The following list gives a glimpse of the ongoing projects in my research lab, Embedded Systems Laboratory (ESL). While focusing on the actual research, we have not yet created fancy web page with all the cool information. Nonetheless, please find here at least a glimpse of what is going on.

The overarching goal of our research is improving the design of embedded systems that contain both hardware and software. We focus on system-level research that jointly addresses both hardware and software aspects.


Holistic Design Methodology for Automated Implementation of Human-in-the-Loop Cyber-Physical Systems

This project develops a framework for design automation of cyber-physical systems to augment human interaction with complex systems that integrate across computational and physical environments. As a design driver, the project develops a Body/Brain Computer Interface (BBCI) for the population of functionally locked-in individuals, who are unable to interact with the physical world through movement and speech. The BBCI will enable communication with other humans through expressive language generation and interaction with the environment through robotic manipulators.

This multi-university project is supported by the National Science Foundation under Grant No. 1136027.


Versatile Onboard Traffic Embedded Roaming Sensors

The VOTERS (Versatile Onboard Traffic-Embedded Roaming Sensors) project provides a framework to complement periodical localized inspections of roadways and bridge decks with continuous network-wide health monitoring. Utilizing traffic-embedded Vehicles Of Opportunity (VOOs) roaming through daily traffic eliminates hazardous, congestion-prone work zones, that are typically set up to gather these critical inspection data sets. It also provides maintenance decision makers and researchers with a temporal and spatial data set not available in roadway and bridge deck inspection today.
Realizing a Roaming Multi-Modal Multi-Sensor System poses nice challenges for the distributed embedded real-time system design.
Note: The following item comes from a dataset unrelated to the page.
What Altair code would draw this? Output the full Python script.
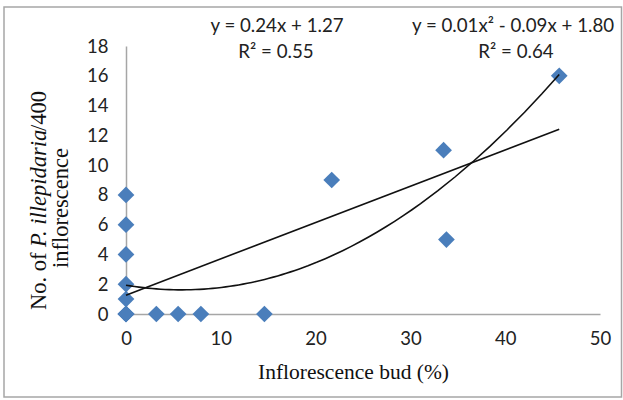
import altair as alt
import pandas as pd

# Data (three extra points overlap at (0, 0))
bud_pct = [0, 0, 0, 0, 0, 0, 0, 0, 0, 3.2, 5.5, 7.9, 14.6, 21.7, 33.5, 33.8, 45.7]
larvae = [0, 0, 0, 0, 1, 2, 4, 6, 8, 0, 0, 0, 0, 9, 11, 5, 16]

x_ticks = [0, 10, 20, 30, 40, 50]
y_ticks = [0, 2, 4, 6, 8, 10, 12, 14, 16, 18]

eq_linear = ["y = 0.24x + 1.27", "R² = 0.55"]
eq_poly = ["y = 0.01x² - 0.09x + 1.80", "R² = 0.64"]

df = pd.DataFrame({"x": bud_pct, "y": larvae})

LABEL_FONT = "Lato"
SERIF = "Liberation Serif"

x_axis = alt.Axis(
    values=x_ticks, grid=False, ticks=False, domainColor="#a6a6a6", domainWidth=1.5,
    labelFont=LABEL_FONT, labelFontSize=18.5, labelColor="#222", labelPadding=15,
    labelFlush=False, labelOverlap=False,
    title="Inflorescence bud (%)", titleFont=SERIF, titleFontSize=21.5,
    titleFontWeight="normal", titleColor="#111", titleX=227, titleY=64,
    titleAlign="center", titleBaseline="alphabetic",
)
y_axis = alt.Axis(
    values=y_ticks, grid=False, ticks=False, domainColor="#a6a6a6", domainWidth=1.5,
    labelFont=LABEL_FONT, labelFontSize=18.5, labelColor="#222", labelPadding=18,
    labelFlush=False, labelOverlap=False, title=None,
)
x_scale = alt.Scale(domain=[0, 50], nice=False, zero=True)
y_scale = alt.Scale(domain=[0, 18], nice=False)


def xe():
    return alt.X("x:Q", scale=x_scale, axis=x_axis)


def ye():
    return alt.Y("y:Q", scale=y_scale, axis=y_axis)


base = alt.Chart(df)

points = base.mark_point(shape="diamond", filled=True, size=280, color="#4A7EBB", opacity=1).encode(
    x=xe(), y=ye()
)

lin = base.transform_regression("x", "y", method="linear").mark_line(
    color="#111", strokeWidth=1.6
).encode(x=xe(), y=ye())

poly = base.transform_regression("x", "y", method="poly", order=2).mark_line(
    color="#111", strokeWidth=1.6
).encode(x=xe(), y=ye())


def txt(s, x, y, **kw):
    params = dict(font=LABEL_FONT, fontSize=18.7, color="#222", align="center", baseline="alphabetic")
    params.update(kw)
    return alt.Chart(pd.DataFrame({"t": [s]})).mark_text(**params).encode(
        text="t:N", x=alt.value(x), y=alt.value(y)
    )


eq_layers = [
    txt(eq_linear[0], 151, -14),
    txt(eq_linear[1], 150, 12),
    txt(eq_poly[0], 387, -14),
    txt(eq_poly[1], 390, 12),
]

# y-axis title (mixed italic), rotated
YT_SIZE = 22.5
ytitle_kw = dict(font=SERIF, fontSize=YT_SIZE, color="#111", angle=270, baseline="alphabetic")
y1 = 264
w_a = 2.805 * YT_SIZE
w_b = 5.33 * YT_SIZE - 4
ytitle = [
    txt("No. of ", -80, y1, align="left", **ytitle_kw),
    txt("P. illepidaria", -80, y1 - w_a, align="left", fontStyle="italic", **ytitle_kw),
    txt("/400", -80, y1 - w_a - w_b, align="left", **ytitle_kw),
    txt("inflorescence", -58, 162, align="center", **ytitle_kw),
]

frame = alt.Chart(pd.DataFrame({"a": [0]})).mark_rect(
    filled=False, stroke="#a6a6a6", strokeWidth=1.5
).encode(x=alt.value(-122), x2=alt.value(495.5), y=alt.value(-39), y2=alt.value(351))

chart = alt.layer(points, lin, poly, frame, *eq_layers, *ytitle).properties(
    width=474, height=268,
    padding={"left": 126, "top": 46, "right": 23, "bottom": 86},
    autosize=alt.AutoSizeParams(type="none"),
    background="white",
).configure_view(stroke=None)

chart.save("out.html", embed_options={"renderer": "svg", "actions": False})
Large amounts of data need to be processed, heterogenous processing nodes need to communicate with each other, strict time synchronization is necessary to correlate data from separate sensors and finally sensor fusion is needed to construct a coherent view merging the data from separate sensors.

This multi-university project is funded by NIST under the TIP program.


Designing Green Software for High Performance Computing Clusters

Our research goal is to design systematic, inexpensive methods to optimize the application SW for reducing the energy consumed per useful work done, thus increasing the energy efficiency. We observe that in HPC software, communication and data sharing among the threads of an application are critical factors affecting performance and energy. Therefore, we specifically target analyzing and optimizing these aspects. We plan to demonstrate proof-of-concept of the proposed techniques using parallel benchmarks and a real-life HPC application, Molecular Dynamics (MD).
This project is seed funded by the Massachusetts Green High-Performance Computing Center (MGHPCC).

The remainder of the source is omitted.